While Mozart found his Salzburg duties as violinist distasteful, he discovered
a deeper response in himself to the sound of the viola and the spirit it
evoked. Possibly, too, the viola represented a softer gesture of independence
toward his father. Leopold, renowned in his day as a violinist and pedagogue,
frequently nagged Wolfgang about what he might achieve with the instrument if
he would only apply himself.
Leopold
Mozart's music is inevitably overshadowed by the work of his son Wolfgang, and
in any case the father willingly sacrificed his own career to promote his son's.
Leopold's Toy Symphony (also variously attributed to Joseph Haydn,
Michael Haydn, and Austrian Benedictine monk Edmund Angerer)
remains popular; and a number of symphonies, a trumpet concerto, and other
works also survive.

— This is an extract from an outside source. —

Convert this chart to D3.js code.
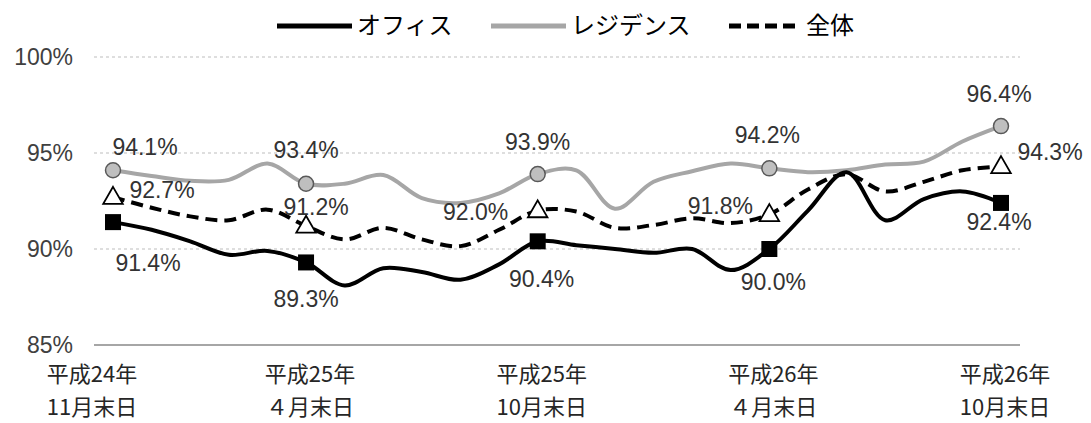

I retained Die musikalische Schlittenfahrt, (Lit.
trans. The Musical Sleigh Ride) a divertimento in F major, premiered in
Augsburg in January 1756 - and appropriate for this time of year. In addition
to a richly populated orchestra, five tuned sleigh bells and 2 persons with
Courrier whips are needed for the performance. The original manuscript was only
rediscovered in the 1950s.
Franz Xaver
Wolfgang Mozart was born in Vienna (the youngest child of six born to Wolfgang
and his wife Constanze and the younger of his parents' two surviving children)
five months before his father's death. Although he was baptized Franz Xaver
Mozart, from birth on he was always called Wolfgang by his family.
He received
excellent musical instruction from Antonio Salieri, Johann Nepomuk
Hummel, and Beethoven and studied composition with Johann Georg
Albrechtsberger and Sigismund von Neukomm. Like his father, he
learned to play both the piano and violin and started to compose at an early
age. In April 1805, the thirteen-year-old Wolfgang Mozart made his debut in
Vienna in a concert in the Theater an der Wien.
Franz Xaver
became a professional musician and enjoyed moderate success both as a teacher
and a performer. As a late classical period composer, his musical style was of
an early Romanticism, heavily influenced by his father's mature style. His two
piano concertos differ somewhat. The first concerto could pass for one of his
father's late (K. 550 and above) works, except for a youthful exuberance and
the piano's tessitura which had been expanded in 1795, just after Mozart senior
died. The second concerto, featured this week, is more contemporary to
the 1810s with a more virtuosic piano part showing hints that the younger
Mozart was developing his own style.